Since many of today’s influencers are expert storytellers and visual content creators, partnering with them means you get the advantage of the media buy as well as the creative delivery. The best creative partnerships involve a brand delivering a tight brief on the overall strategy to the creator, establishing some guardrails and then stepping back to let the creator do their thing. The key term here is collaboration. 

Pitfalls and perils

Creators can come with their own brand safety issues. You can control what a creator might post with regard to your content, but you can’t control what they post around that content. Look no further than Logan Paul. Paul partnered with various Fortune 500 brands before coming under fire for publishing insensitive content on his YouTube channel.

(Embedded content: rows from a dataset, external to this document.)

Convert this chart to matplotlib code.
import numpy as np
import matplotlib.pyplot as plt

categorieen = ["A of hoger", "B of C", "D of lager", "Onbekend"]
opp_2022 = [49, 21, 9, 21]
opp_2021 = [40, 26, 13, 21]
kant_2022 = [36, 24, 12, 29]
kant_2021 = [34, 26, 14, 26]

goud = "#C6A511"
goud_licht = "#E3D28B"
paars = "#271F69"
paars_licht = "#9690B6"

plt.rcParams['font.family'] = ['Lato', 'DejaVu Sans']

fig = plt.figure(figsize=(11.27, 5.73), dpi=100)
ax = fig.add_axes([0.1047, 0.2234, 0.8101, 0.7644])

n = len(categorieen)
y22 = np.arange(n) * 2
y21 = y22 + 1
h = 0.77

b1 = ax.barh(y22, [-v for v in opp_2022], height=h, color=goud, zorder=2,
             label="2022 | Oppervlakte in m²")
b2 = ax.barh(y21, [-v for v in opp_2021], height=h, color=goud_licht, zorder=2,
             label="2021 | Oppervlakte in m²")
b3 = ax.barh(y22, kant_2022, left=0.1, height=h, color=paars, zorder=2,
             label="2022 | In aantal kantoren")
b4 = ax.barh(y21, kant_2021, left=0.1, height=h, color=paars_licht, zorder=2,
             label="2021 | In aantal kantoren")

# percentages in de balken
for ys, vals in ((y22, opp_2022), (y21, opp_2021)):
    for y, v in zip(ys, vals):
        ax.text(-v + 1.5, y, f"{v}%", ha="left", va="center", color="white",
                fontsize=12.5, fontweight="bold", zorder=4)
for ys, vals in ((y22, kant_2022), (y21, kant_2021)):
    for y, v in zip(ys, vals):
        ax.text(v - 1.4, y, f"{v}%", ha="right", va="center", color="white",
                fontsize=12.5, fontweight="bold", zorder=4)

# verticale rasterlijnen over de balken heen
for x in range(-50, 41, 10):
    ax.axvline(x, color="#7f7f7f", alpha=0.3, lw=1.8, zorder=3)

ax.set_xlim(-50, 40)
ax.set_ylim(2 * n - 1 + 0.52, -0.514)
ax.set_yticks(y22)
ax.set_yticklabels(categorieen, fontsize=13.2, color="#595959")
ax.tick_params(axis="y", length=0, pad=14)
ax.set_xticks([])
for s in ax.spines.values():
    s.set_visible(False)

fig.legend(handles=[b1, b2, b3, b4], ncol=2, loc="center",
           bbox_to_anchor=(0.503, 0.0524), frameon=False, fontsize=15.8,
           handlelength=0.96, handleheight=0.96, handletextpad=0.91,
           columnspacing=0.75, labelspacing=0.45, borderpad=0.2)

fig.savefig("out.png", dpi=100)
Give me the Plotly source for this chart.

Creators are people with a direct and unfettered line to their audience and, as we know, are flawed, so brands need to carefully vet before committing.

There are also issues with fake followers, as a recent study from Points North Group, an influencer measurement company, found. The study showed that many big brands are investing money in social media personalities who have bought fake followers to pad their numbers. Remember, follower count does not equal influence.

As an emerging tactic, the Federal Trade Commission (FTC) has placed more and more constraints on influencer marketing. As of last September, important updates to the FTC’s Endorsement Guidelines were issued that further defined the term “proper disclosure.” These include clearly disclosing when an influencer has a relationship with a brand, not using ambiguous disclosures and treating sponsored tags, including tags in pictures, like any other endorsement. In addition, influencer marketers shouldn’t rely on disclosures that people will see only if they click “more.”

As the influencer market continues to grow, more and more aspiring creators are popping up. We are approaching a place of market saturation wherein some consumers are rolling their eyes at the concept of an online influencer. To this end, it’s important for brands to carefully select their creator partners, focusing on the ones with actual talent and authentic subject matter expertise. In short, being an influencer for the sake of becoming an influencer is not enough.

Influencer marketing, despite being fairly nascent, has firmly established itself as one of the most important emerging channels for marketers today. As it matures and more and more companies enter into the space who can provide structure, process and organization, marketers will feel more confident as they’re able to move from an experimental phase to one that will command a much bigger percentage of their campaign budgets.